**Data supplied:**

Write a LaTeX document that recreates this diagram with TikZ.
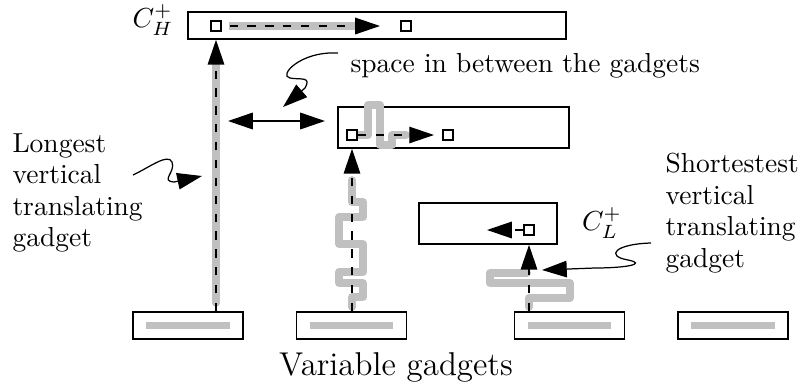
\documentclass[tikz,border=0pt]{standalone}
\usetikzlibrary{arrows.meta,positioning,calc}
\definecolor{trackgray}{RGB}{192,192,192}

\begin{document}
\begin{tikzpicture}[x=0.3636pt, y=-0.3636pt,
    >={Triangle[length=9pt,width=6pt]},
    box/.style={draw, line width=0.6pt, inner sep=0pt},
    port/.style={draw, fill=white, line width=0.7pt, minimum size=3.6pt, inner sep=0pt},
    track/.style={trackgray, line width=2.8pt, line join=round, line cap=round},
    move/.style={line width=0.5pt, dash pattern=on 3pt off 3.5pt, ->},
    note/.style={line width=0.45pt, ->},
    txt/.style={inner sep=0pt}]
  \useasboundingbox (0,0) rectangle (806,387);

  % variable gadgets
  \foreach \x/\n in {188/1,351.5/2,569.5/3,733/4} {
    \node[box, minimum width=40pt, minimum height=9.8pt] (var\n) at (\x,325.5) {};
    \draw[trackgray, line width=2.2pt] ([xshift=5.1pt]var\n.center -| var\n.west) -- ([xshift=-5.1pt]var\n.center -| var\n.east);
  }
  \node[txt, font=\large, anchor=base] (vartxt) at (396,375) {Variable gadgets};

  % clause gadgets
  \node[box, minimum width=137.4pt, minimum height=9.8pt] (cH) at (377,25.5) {};
  \node[box, minimum width=84pt, minimum height=14.9pt] (cM) at (453.5,127.5) {};
  \node[box, minimum width=50.2pt, minimum height=14.9pt] (cL) at (488,223.5) {};

  % translating tracks
  \draw[track] (216,303) -- (216,64);
  \draw[track, line cap=butt] (229,26) -- (355,26);
  \draw[track] (352,307) -- (352,297) -- (363,297) -- (363,283) -- (339,283) -- (339,272)
    -- (363,272) -- (363,244) -- (339,244) -- (339,217) -- (363,217) -- (363,202)
    -- (352,202) -- (352,180);
  \draw[track] (357,135) -- (368,135) -- (368,105) -- (380,105) -- (380,145) -- (392,145)
    -- (392,135) -- (406,135);
  \draw[track] (529,307) -- (529,298) -- (570,298) -- (570,283) -- (490,283) -- (490,273)
    -- (527,273);

  % ports
  \node[port] (pH) at (216,26) {};
  \node[port] (pH2) at (406,26) {};
  \node[port] (pM) at (352,135) {};
  \node[port] (pM2) at (448,135) {};
  \node[port] (pL) at (529,230) {};

  \coordinate (tH) at (380,26);
  \coordinate (tM) at (434,135);
  \coordinate (tL) at (487,230);

  \draw[move] (var1.north -| pH) -- (cH.south -| pH);
  \draw[move] (var2.north -| pM) -- (cM.south -| pM);
  \draw[move] (var3.north -| pL) -- (cL.south -| pL);
  \draw[move, shorten <=2.8pt] (pH.east) -- (tH);
  \draw[move] (pM.east) -- (tM);
  \draw[move] (pL.west) -- (tL);

  % space between
  \coordinate (gapL) at (228,121);
  \coordinate (gapR) at (325,121);
  \draw[line width=0.6pt, <->] (gapL) -- (gapR);

  % labels
  \node[txt] (lblH) at (153,20) {$C_H^+$};
  \node[txt] (lblL) at (602,223) {$C_L^+$};
  \node[txt, anchor=base west] (gaptxt) at (350,72) {space in between the gadgets};
  \node[txt, anchor=north west, align=left, font=\fontsize{10}{11.4}\selectfont] (longtxt) at (12,133)
    {Longest\\vertical\\translating\\gadget};
  \node[txt, anchor=north west, align=left, font=\fontsize{10}{11.4}\selectfont] (shorttxt) at (665,153)
    {Shortestest\\vertical\\translating\\gadget};

  % pointers
  \coordinate (gapS) at (338,53);
  \coordinate (gapT) at (283,107);
  \draw[note] (gapS) .. controls (300,51) and (278,76) .. (290,78)
    .. controls (300,80) and (312,76) .. (305,88) -- (gapT);
  \coordinate (longS) at (133,175);
  \coordinate (longT) at (202,176);
  \draw[note] (longS) .. controls (150,167) and (168,153) .. (172,162)
    .. controls (176,172) and (160,181) .. (174,182) -- (longT);
  \coordinate (shortS) at (651,243);
  \coordinate (shortT) at (542,270);
  \draw[note] (shortS) .. controls (615,244) and (605,256) .. (628,260)
    .. controls (648,264) and (625,268) .. (595,268) -- (shortT);
\end{tikzpicture}
\end{document}
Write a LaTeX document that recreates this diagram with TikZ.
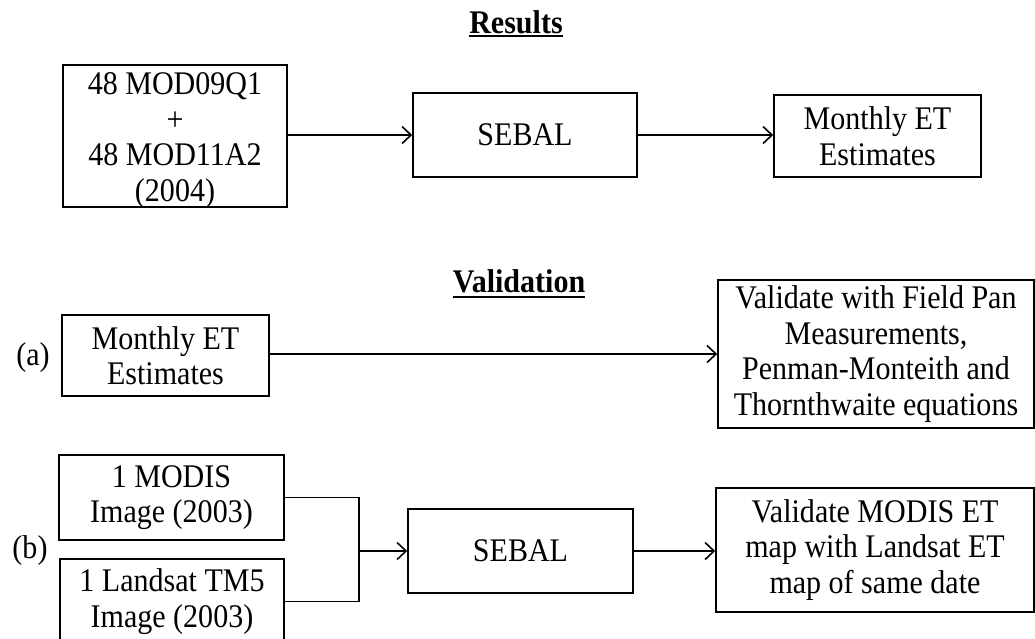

**What the task asks:**
Omit each picture, then return all of the listing exactly as it stands.

**Written response:**
Write a LaTeX document that recreates this diagram with TikZ.
\documentclass[tikz,border=0pt]{standalone}
\usetikzlibrary{arrows.meta,positioning,calc}
\definecolor{trackgray}{RGB}{192,192,192}

\begin{document}
\begin{tikzpicture}[x=0.3636pt, y=-0.3636pt,
    >={Triangle[length=9pt,width=6pt]},
    box/.style={draw, line width=0.6pt, inner sep=0pt},
    port/.style={draw, fill=white, line width=0.7pt, minimum size=3.6pt, inner sep=0pt},
    track/.style={trackgray, line width=2.8pt, line join=round, line cap=round},
    move/.style={line width=0.5pt, dash pattern=on 3pt off 3.5pt, ->},
    note/.style={line width=0.45pt, ->},
    txt/.style={inner sep=0pt}]
  \useasboundingbox (0,0) rectangle (806,387);

  % variable gadgets
  \foreach \x/\n in {188/1,351.5/2,569.5/3,733/4} {
    \node[box, minimum width=40pt, minimum height=9.8pt] (var\n) at (\x,325.5) {};
    \draw[trackgray, line width=2.2pt] ([xshift=5.1pt]var\n.center -| var\n.west) -- ([xshift=-5.1pt]var\n.center -| var\n.east);
  }
  \node[txt, font=\large, anchor=base] (vartxt) at (396,375) {Variable gadgets};

  % clause gadgets
  \node[box, minimum width=137.4pt, minimum height=9.8pt] (cH) at (377,25.5) {};
  \node[box, minimum width=84pt, minimum height=14.9pt] (cM) at (453.5,127.5) {};
  \node[box, minimum width=50.2pt, minimum height=14.9pt] (cL) at (488,223.5) {};

  % translating tracks
  \draw[track] (216,303) -- (216,64);
  \draw[track, line cap=butt] (229,26) -- (355,26);
  \draw[track] (352,307) -- (352,297) -- (363,297) -- (363,283) -- (339,283) -- (339,272)
    -- (363,272) -- (363,244) -- (339,244) -- (339,217) -- (363,217) -- (363,202)
    -- (352,202) -- (352,180);
  \draw[track] (357,135) -- (368,135) -- (368,105) -- (380,105) -- (380,145) -- (392,145)
    -- (392,135) -- (406,135);
  \draw[track] (529,307) -- (529,298) -- (570,298) -- (570,283) -- (490,283) -- (490,273)
    -- (527,273);

  % ports
  \node[port] (pH) at (216,26) {};
  \node[port] (pH2) at (406,26) {};
  \node[port] (pM) at (352,135) {};
  \node[port] (pM2) at (448,135) {};
  \node[port] (pL) at (529,230) {};

  \coordinate (tH) at (380,26);
  \coordinate (tM) at (434,135);
  \coordinate (tL) at (487,230);

  \draw[move] (var1.north -| pH) -- (cH.south -| pH);
  \draw[move] (var2.north -| pM) -- (cM.south -| pM);
  \draw[move] (var3.north -| pL) -- (cL.south -| pL);
  \draw[move, shorten <=2.8pt] (pH.east) -- (tH);
  \draw[move] (pM.east) -- (tM);
  \draw[move] (pL.west) -- (tL);

  % space between
  \coordinate (gapL) at (228,121);
  \coordinate (gapR) at (325,121);
  \draw[line width=0.6pt, <->] (gapL) -- (gapR);

  % labels
  \node[txt] (lblH) at (153,20) {$C_H^+$};
  \node[txt] (lblL) at (602,223) {$C_L^+$};
  \node[txt, anchor=base west] (gaptxt) at (350,72) {space in between the gadgets};
  \node[txt, anchor=north west, align=left, font=\fontsize{10}{11.4}\selectfont] (longtxt) at (12,133)
    {Longest\\vertical\\translating\\gadget};
  \node[txt, anchor=north west, align=left, font=\fontsize{10}{11.4}\selectfont] (shorttxt) at (665,153)
    {Shortestest\\vertical\\translating\\gadget};

  % pointers
  \coordinate (gapS) at (338,53);
  \coordinate (gapT) at (283,107);
  \draw[note] (gapS) .. controls (300,51) and (278,76) .. (290,78)
    .. controls (300,80) and (312,76) .. (305,88) -- (gapT);
  \coordinate (longS) at (133,175);
  \coordinate (longT) at (202,176);
  \draw[note] (longS) .. controls (150,167) and (168,153) .. (172,162)
    .. controls (176,172) and (160,181) .. (174,182) -- (longT);
  \coordinate (shortS) at (651,243);
  \coordinate (shortT) at (542,270);
  \draw[note] (shortS) .. controls (615,244) and (605,256) .. (628,260)
    .. controls (648,264) and (625,268) .. (595,268) -- (shortT);
\end{tikzpicture}
\end{document}
Write a LaTeX document that recreates this diagram with TikZ.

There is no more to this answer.